» **Information provided**

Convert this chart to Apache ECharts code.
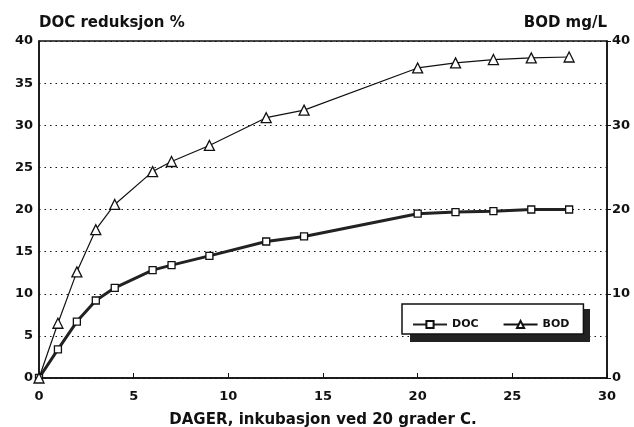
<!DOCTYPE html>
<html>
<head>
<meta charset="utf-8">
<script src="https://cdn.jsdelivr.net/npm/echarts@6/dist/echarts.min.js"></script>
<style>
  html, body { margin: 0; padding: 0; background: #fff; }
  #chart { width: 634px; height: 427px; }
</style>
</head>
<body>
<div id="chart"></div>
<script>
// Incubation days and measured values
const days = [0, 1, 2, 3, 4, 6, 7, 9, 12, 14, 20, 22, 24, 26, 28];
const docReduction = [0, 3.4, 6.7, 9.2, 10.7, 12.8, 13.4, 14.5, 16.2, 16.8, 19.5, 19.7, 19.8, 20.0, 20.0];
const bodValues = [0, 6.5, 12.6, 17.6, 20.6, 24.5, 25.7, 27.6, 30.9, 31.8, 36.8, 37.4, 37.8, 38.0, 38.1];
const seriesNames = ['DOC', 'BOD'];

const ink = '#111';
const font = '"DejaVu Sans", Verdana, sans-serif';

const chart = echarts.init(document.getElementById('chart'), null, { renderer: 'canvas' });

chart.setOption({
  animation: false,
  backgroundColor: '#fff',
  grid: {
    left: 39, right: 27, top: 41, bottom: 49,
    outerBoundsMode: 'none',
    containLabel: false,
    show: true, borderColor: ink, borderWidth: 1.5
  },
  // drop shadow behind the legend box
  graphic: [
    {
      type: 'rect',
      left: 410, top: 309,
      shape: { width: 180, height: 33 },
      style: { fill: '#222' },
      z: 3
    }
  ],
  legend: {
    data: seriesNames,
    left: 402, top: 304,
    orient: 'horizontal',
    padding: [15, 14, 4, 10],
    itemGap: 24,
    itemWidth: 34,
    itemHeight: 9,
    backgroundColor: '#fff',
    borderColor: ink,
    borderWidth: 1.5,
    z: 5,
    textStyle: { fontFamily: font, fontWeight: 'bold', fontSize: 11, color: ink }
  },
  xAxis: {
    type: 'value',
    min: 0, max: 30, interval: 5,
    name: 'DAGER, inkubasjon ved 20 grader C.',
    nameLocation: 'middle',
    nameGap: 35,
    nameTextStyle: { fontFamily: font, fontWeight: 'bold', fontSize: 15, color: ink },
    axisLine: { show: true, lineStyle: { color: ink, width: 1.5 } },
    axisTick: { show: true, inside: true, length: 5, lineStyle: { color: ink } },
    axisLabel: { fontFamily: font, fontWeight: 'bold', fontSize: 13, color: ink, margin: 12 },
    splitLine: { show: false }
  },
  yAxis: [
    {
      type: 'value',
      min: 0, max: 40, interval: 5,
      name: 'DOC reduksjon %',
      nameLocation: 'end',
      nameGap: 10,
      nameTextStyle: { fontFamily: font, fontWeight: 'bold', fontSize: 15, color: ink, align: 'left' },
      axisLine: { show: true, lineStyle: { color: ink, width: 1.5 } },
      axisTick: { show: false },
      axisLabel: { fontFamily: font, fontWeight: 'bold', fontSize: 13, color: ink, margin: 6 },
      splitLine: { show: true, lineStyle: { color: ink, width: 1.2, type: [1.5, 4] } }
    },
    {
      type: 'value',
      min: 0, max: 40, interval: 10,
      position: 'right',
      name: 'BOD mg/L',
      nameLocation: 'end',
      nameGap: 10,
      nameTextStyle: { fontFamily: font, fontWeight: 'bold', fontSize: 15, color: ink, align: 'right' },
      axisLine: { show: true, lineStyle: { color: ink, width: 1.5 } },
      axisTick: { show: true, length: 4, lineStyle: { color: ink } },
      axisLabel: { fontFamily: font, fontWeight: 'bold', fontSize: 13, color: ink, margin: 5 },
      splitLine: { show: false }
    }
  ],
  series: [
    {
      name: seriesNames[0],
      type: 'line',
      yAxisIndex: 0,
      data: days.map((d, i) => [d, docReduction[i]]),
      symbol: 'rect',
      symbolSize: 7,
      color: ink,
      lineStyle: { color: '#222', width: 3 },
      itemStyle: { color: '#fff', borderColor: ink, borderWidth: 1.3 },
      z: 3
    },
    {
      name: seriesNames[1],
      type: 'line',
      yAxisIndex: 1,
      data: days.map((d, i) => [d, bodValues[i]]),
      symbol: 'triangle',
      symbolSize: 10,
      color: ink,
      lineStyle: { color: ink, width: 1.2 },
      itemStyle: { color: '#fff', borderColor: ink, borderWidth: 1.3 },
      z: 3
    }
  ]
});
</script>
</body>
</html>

» **To do**
All of the material above should be reproduced exactly, except the pictures.

» **Finished exercise**
Convert this chart to Apache ECharts code.
<!DOCTYPE html>
<html>
<head>
<meta charset="utf-8">
<script src="https://cdn.jsdelivr.net/npm/echarts@6/dist/echarts.min.js"></script>
<style>
  html, body { margin: 0; padding: 0; background: #fff; }
  #chart { width: 634px; height: 427px; }
</style>
</head>
<body>
<div id="chart"></div>
<script>
// Incubation days and measured values
const days = [0, 1, 2, 3, 4, 6, 7, 9, 12, 14, 20, 22, 24, 26, 28];
const docReduction = [0, 3.4, 6.7, 9.2, 10.7, 12.8, 13.4, 14.5, 16.2, 16.8, 19.5, 19.7, 19.8, 20.0, 20.0];
const bodValues = [0, 6.5, 12.6, 17.6, 20.6, 24.5, 25.7, 27.6, 30.9, 31.8, 36.8, 37.4, 37.8, 38.0, 38.1];
const seriesNames = ['DOC', 'BOD'];

const ink = '#111';
const font = '"DejaVu Sans", Verdana, sans-serif';

const chart = echarts.init(document.getElementById('chart'), null, { renderer: 'canvas' });

chart.setOption({
  animation: false,
  backgroundColor: '#fff',
  grid: {
    left: 39, right: 27, top: 41, bottom: 49,
    outerBoundsMode: 'none',
    containLabel: false,
    show: true, borderColor: ink, borderWidth: 1.5
  },
  // drop shadow behind the legend box
  graphic: [
    {
      type: 'rect',
      left: 410, top: 309,
      shape: { width: 180, height: 33 },
      style: { fill: '#222' },
      z: 3
    }
  ],
  legend: {
    data: seriesNames,
    left: 402, top: 304,
    orient: 'horizontal',
    padding: [15, 14, 4, 10],
    itemGap: 24,
    itemWidth: 34,
    itemHeight: 9,
    backgroundColor: '#fff',
    borderColor: ink,
    borderWidth: 1.5,
    z: 5,
    textStyle: { fontFamily: font, fontWeight: 'bold', fontSize: 11, color: ink }
  },
  xAxis: {
    type: 'value',
    min: 0, max: 30, interval: 5,
    name: 'DAGER, inkubasjon ved 20 grader C.',
    nameLocation: 'middle',
    nameGap: 35,
    nameTextStyle: { fontFamily: font, fontWeight: 'bold', fontSize: 15, color: ink },
    axisLine: { show: true, lineStyle: { color: ink, width: 1.5 } },
    axisTick: { show: true, inside: true, length: 5, lineStyle: { color: ink } },
    axisLabel: { fontFamily: font, fontWeight: 'bold', fontSize: 13, color: ink, margin: 12 },
    splitLine: { show: false }
  },
  yAxis: [
    {
      type: 'value',
      min: 0, max: 40, interval: 5,
      name: 'DOC reduksjon %',
      nameLocation: 'end',
      nameGap: 10,
      nameTextStyle: { fontFamily: font, fontWeight: 'bold', fontSize: 15, color: ink, align: 'left' },
      axisLine: { show: true, lineStyle: { color: ink, width: 1.5 } },
      axisTick: { show: false },
      axisLabel: { fontFamily: font, fontWeight: 'bold', fontSize: 13, color: ink, margin: 6 },
      splitLine: { show: true, lineStyle: { color: ink, width: 1.2, type: [1.5, 4] } }
    },
    {
      type: 'value',
      min: 0, max: 40, interval: 10,
      position: 'right',
      name: 'BOD mg/L',
      nameLocation: 'end',
      nameGap: 10,
      nameTextStyle: { fontFamily: font, fontWeight: 'bold', fontSize: 15, color: ink, align: 'right' },
      axisLine: { show: true, lineStyle: { color: ink, width: 1.5 } },
      axisTick: { show: true, length: 4, lineStyle: { color: ink } },
      axisLabel: { fontFamily: font, fontWeight: 'bold', fontSize: 13, color: ink, margin: 5 },
      splitLine: { show: false }
    }
  ],
  series: [
    {
      name: seriesNames[0],
      type: 'line',
      yAxisIndex: 0,
      data: days.map((d, i) => [d, docReduction[i]]),
      symbol: 'rect',
      symbolSize: 7,
      color: ink,
      lineStyle: { color: '#222', width: 3 },
      itemStyle: { color: '#fff', borderColor: ink, borderWidth: 1.3 },
      z: 3
    },
    {
      name: seriesNames[1],
      type: 'line',
      yAxisIndex: 1,
      data: days.map((d, i) => [d, bodValues[i]]),
      symbol: 'triangle',
      symbolSize: 10,
      color: ink,
      lineStyle: { color: ink, width: 1.2 },
      itemStyle: { color: '#fff', borderColor: ink, borderWidth: 1.3 },
      z: 3
    }
  ]
});
</script>
</body>
</html>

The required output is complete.